§ **Exercise goal**
Repeat exactly, please, the lines that begin at the start of the listing and end at the line holding "W, H = 895, 799".

Source code of charts

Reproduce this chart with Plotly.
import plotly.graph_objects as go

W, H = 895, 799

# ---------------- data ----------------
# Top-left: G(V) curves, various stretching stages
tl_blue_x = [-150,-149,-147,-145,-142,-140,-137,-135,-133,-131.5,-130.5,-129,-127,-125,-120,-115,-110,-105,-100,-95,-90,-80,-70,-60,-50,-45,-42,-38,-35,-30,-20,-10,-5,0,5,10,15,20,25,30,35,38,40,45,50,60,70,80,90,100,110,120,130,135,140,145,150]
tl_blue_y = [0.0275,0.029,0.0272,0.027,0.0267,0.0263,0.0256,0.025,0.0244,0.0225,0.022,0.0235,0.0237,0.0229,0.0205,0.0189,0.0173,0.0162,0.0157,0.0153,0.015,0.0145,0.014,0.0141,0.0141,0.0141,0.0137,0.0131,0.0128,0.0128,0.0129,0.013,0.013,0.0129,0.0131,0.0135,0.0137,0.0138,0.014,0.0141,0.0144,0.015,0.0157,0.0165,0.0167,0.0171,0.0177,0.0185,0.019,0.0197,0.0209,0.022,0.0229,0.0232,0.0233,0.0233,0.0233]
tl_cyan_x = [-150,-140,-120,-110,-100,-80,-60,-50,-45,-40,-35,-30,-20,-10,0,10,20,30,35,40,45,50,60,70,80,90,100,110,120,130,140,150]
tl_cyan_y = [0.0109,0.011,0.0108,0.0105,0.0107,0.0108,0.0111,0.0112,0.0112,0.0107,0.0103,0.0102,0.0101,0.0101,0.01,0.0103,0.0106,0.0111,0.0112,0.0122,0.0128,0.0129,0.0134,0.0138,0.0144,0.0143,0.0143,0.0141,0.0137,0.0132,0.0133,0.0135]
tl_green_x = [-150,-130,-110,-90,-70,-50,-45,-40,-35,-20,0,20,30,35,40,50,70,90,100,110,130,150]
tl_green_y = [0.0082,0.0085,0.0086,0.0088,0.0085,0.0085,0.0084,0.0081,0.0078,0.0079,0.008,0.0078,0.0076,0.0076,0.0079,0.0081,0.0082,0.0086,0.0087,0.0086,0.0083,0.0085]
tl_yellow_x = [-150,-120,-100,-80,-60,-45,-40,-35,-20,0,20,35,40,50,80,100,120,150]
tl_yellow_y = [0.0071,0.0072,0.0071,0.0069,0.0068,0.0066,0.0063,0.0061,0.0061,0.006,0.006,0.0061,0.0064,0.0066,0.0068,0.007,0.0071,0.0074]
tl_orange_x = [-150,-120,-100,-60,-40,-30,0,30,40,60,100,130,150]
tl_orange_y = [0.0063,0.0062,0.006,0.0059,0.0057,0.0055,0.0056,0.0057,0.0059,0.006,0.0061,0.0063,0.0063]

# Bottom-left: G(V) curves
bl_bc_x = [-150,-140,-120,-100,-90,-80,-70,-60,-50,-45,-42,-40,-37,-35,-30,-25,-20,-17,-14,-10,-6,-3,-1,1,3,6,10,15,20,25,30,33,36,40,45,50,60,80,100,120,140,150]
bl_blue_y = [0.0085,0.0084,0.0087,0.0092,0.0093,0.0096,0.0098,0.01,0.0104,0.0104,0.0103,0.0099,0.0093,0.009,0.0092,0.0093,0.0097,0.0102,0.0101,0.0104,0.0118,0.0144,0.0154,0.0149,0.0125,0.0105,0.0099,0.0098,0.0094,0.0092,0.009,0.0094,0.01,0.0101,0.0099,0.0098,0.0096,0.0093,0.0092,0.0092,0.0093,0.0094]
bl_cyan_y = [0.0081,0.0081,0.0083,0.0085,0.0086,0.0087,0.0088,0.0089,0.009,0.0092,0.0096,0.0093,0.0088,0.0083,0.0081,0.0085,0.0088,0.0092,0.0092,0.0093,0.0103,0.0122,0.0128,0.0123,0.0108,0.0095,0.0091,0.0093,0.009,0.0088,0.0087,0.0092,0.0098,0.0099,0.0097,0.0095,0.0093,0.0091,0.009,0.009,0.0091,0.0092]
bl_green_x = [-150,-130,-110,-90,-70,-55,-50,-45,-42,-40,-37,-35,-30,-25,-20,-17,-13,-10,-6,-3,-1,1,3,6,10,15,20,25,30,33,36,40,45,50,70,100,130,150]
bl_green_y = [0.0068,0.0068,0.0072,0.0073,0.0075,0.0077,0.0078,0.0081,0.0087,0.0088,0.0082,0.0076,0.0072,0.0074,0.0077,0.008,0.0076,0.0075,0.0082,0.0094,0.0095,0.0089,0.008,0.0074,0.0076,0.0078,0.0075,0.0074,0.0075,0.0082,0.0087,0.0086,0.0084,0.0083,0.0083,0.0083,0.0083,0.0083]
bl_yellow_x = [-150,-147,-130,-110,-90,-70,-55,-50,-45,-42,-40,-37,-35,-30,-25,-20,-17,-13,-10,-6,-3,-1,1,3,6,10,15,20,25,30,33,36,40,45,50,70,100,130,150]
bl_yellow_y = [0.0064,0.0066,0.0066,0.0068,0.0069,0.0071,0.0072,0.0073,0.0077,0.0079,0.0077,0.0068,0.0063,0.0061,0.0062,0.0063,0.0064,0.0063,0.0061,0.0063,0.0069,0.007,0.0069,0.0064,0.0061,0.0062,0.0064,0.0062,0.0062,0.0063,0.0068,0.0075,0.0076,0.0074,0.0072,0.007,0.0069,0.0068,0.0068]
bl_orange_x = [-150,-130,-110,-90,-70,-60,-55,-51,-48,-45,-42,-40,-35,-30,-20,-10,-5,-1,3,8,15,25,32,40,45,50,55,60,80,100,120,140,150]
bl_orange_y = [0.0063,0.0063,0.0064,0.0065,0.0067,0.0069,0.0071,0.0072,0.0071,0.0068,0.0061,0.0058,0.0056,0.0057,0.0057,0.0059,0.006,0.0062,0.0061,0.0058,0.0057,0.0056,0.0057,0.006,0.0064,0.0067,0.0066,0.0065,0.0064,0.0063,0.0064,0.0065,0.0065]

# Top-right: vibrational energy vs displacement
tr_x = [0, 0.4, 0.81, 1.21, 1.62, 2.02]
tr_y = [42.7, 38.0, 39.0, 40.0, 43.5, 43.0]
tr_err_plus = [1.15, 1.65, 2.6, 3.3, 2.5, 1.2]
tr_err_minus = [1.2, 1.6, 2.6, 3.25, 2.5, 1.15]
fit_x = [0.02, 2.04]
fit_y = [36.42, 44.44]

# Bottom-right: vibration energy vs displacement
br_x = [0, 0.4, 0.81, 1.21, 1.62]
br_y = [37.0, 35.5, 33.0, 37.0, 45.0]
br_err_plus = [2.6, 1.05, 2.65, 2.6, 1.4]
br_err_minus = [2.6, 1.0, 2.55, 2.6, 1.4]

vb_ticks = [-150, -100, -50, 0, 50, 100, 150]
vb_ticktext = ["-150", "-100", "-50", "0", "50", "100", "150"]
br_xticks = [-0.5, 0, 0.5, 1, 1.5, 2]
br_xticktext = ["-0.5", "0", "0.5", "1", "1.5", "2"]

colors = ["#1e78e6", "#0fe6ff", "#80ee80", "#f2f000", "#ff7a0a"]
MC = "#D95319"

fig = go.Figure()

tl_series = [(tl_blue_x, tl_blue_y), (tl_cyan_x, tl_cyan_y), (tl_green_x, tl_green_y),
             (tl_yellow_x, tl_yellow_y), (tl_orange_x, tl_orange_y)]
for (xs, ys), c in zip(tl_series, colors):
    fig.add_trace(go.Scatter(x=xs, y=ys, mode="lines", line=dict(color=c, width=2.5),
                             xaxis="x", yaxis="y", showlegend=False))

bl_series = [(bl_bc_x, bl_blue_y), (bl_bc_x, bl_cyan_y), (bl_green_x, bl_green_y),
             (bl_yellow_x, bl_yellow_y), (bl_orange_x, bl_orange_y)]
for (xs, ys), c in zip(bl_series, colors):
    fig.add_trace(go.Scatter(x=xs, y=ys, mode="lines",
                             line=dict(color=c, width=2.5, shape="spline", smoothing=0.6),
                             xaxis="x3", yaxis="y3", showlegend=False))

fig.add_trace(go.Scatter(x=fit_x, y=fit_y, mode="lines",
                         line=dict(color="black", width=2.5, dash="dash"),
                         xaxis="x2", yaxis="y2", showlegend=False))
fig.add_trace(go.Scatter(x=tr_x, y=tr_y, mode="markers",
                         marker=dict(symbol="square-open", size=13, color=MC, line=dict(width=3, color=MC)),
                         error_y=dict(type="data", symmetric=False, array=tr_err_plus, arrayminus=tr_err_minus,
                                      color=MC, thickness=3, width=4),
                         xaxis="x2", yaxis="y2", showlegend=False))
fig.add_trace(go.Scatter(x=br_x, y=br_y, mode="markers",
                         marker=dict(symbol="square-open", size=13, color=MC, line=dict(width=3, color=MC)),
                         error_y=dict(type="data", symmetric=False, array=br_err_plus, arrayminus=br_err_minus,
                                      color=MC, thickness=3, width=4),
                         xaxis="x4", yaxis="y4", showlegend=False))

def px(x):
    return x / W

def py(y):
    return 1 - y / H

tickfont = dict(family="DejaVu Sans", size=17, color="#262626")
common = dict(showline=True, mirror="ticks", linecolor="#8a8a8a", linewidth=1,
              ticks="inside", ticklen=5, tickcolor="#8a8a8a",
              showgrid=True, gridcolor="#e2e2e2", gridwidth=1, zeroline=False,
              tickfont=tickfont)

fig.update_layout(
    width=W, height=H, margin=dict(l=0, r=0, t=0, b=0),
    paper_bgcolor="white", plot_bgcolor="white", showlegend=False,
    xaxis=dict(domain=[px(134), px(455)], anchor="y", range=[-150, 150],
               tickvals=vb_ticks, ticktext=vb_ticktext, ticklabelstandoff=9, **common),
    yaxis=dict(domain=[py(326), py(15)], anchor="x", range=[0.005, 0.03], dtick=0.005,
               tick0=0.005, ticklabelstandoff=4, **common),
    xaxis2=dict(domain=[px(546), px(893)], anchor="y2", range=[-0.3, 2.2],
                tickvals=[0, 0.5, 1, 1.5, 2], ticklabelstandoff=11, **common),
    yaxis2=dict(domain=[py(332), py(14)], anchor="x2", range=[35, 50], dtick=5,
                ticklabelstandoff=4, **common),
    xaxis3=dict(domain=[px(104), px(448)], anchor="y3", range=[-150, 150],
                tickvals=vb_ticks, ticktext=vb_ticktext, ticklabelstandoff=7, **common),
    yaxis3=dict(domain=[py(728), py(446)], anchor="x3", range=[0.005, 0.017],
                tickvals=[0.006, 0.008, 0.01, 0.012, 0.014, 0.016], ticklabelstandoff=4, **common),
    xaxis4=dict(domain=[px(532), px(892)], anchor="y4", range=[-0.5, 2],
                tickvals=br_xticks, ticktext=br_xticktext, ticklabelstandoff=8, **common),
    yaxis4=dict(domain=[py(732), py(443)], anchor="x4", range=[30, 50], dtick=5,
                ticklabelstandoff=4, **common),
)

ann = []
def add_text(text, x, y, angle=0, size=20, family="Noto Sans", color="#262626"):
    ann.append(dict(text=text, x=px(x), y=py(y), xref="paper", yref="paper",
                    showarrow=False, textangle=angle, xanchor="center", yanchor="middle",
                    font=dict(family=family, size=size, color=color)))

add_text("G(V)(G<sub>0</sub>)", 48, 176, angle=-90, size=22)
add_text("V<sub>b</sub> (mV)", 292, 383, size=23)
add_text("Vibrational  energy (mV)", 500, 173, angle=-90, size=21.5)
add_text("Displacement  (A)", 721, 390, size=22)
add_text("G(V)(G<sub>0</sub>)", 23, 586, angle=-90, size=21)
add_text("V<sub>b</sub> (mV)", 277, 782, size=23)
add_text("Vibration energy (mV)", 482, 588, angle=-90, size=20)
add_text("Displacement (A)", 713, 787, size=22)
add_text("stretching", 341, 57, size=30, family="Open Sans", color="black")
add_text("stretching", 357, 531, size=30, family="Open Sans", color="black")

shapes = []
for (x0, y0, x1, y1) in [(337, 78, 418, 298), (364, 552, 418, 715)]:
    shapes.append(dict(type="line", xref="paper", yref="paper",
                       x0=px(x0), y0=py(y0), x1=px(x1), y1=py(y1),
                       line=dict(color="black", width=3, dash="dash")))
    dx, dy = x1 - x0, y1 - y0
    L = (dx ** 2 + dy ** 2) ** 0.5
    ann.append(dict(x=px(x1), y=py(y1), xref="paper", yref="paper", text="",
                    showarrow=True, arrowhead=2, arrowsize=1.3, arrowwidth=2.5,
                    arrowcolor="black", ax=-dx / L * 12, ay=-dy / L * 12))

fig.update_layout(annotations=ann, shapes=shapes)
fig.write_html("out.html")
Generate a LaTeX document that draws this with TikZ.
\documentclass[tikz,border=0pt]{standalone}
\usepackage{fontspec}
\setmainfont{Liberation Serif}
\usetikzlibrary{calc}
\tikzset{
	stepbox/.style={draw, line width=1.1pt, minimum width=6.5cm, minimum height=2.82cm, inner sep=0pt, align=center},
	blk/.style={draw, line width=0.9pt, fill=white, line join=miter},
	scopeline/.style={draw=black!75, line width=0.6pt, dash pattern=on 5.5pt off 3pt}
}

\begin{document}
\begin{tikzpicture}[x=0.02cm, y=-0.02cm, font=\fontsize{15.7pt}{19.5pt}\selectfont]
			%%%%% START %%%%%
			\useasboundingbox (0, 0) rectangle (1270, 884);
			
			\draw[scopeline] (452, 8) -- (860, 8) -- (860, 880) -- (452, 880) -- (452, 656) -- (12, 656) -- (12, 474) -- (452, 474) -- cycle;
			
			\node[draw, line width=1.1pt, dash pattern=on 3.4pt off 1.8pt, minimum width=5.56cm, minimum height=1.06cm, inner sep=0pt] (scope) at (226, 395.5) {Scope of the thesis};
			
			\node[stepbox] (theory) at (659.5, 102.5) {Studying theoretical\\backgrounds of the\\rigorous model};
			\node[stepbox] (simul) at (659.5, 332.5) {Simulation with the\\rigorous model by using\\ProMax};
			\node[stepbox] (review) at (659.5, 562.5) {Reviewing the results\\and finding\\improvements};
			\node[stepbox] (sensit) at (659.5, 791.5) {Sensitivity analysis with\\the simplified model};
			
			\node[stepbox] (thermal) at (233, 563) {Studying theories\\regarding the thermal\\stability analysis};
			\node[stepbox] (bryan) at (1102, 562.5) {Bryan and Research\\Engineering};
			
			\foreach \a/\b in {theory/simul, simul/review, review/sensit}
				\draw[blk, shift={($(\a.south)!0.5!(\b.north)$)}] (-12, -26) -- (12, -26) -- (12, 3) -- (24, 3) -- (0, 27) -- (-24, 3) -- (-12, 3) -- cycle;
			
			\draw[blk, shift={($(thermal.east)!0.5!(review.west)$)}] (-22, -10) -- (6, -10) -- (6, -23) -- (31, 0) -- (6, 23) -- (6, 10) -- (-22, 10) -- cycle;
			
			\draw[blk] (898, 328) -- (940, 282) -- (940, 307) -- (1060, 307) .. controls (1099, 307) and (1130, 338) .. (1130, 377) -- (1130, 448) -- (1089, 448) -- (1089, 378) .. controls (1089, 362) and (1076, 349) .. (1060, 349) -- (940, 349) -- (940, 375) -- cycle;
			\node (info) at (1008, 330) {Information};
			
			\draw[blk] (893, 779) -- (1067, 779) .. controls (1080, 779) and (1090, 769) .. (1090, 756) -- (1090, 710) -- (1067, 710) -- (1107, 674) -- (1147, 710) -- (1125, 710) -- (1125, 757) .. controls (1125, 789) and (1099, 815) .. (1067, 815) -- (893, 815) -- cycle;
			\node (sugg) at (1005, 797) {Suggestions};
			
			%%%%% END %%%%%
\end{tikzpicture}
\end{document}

§ **Result of this exercise**
Reproduce this chart with Plotly.
import plotly.graph_objects as go

W, H = 895, 799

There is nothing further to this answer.